Implementation and usage of marginalized stacked denoising autoencoders (mSDA)

Primary LanguagePython

mSDA

Implementation and usage of marginalized stacked denoising autoencoders (mSDA), based on the "Marginalized Stacked Denoising Autoencoders for Domain Adaption" paper by Chen et. al (2012). MATLAB code is provided in the paper, and both MATLAB and Python implementations (the latter is a strict translation of the MATLAB code written line for line in the paper) are provided at http://www.cs.cornell.edu/~kilian/code/code.html.

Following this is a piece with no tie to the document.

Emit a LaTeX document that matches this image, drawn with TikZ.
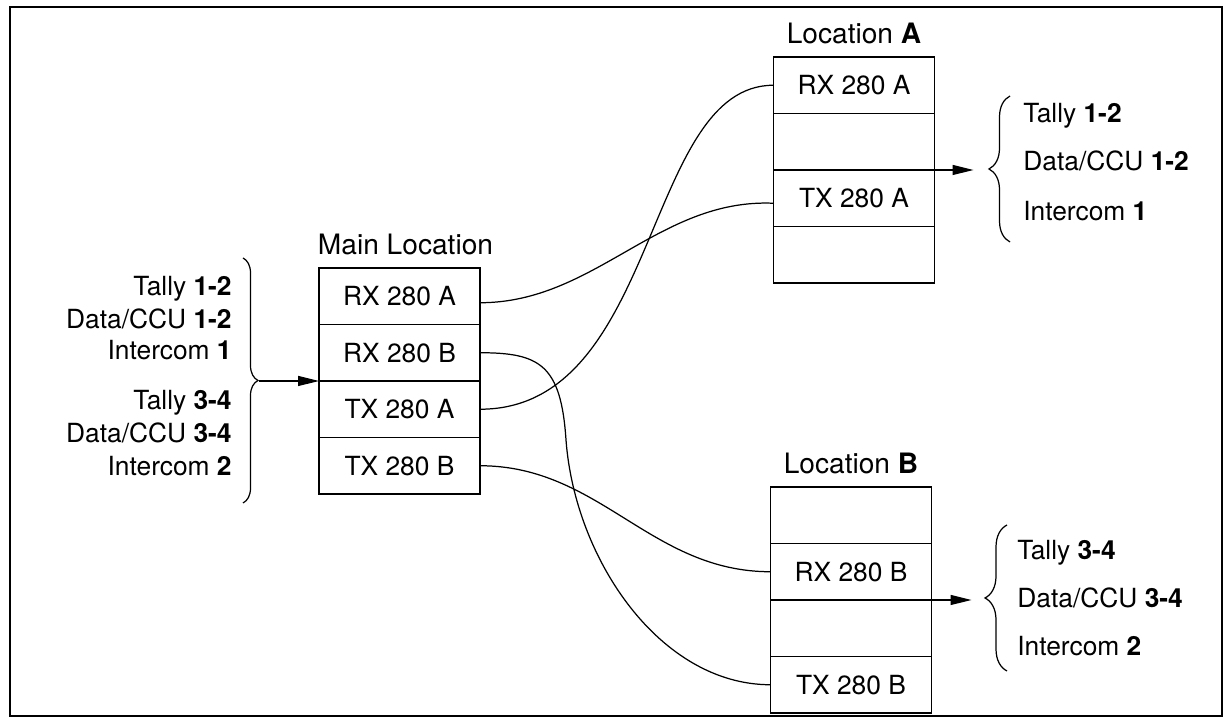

This implementation of mSDA is based on both the sample code the authors provided as well as the equations in the paper. This Python implementation ends up being slightly more optimized than the one they provided, and it contains hopefully more explanatory variable names and comments. Additionally, while in the paper the authors provided literal MATLAB implementations of the main mSDA algorithm, they also described but did not give an implementation of a faster approximation for high dimensional data. This project also contains an implementation of this approximation. All this is done in msda.py.

Finally, to demonstrate the capabilities of mSDA, this project contains a simple sample application: document classification from a few categories the well-known 20 newsgroups dataset. Data preprocessing--converting the raw data to a bag of words--is done from scratch in process_data.py, and a common list of stop words is included in stop_words.txt. process_data.py also contains methods to split the data into training and test sets and select the most common features (as the authors allude to doing).

The actual applications, which loads in the data, classifies it with a linear SVM on bag-of-words as a baseline, and learns a "deep" representation with mSDA on which to train another linear SVM, is contained in text_analysis.py. To run this program, run the command: python text_analysis.py. mSDA tends to run fairly quickly (though this is a very small problem) and produces features that lend themselves to slightly better classification accuracy than the raw bag-of-words representation. This simple problem, however, is mainly a proof of concept--further work could explore more heavy-duty applications of mSDA (in particular, ones involving domain adaptation, which is what mSDA is intended for).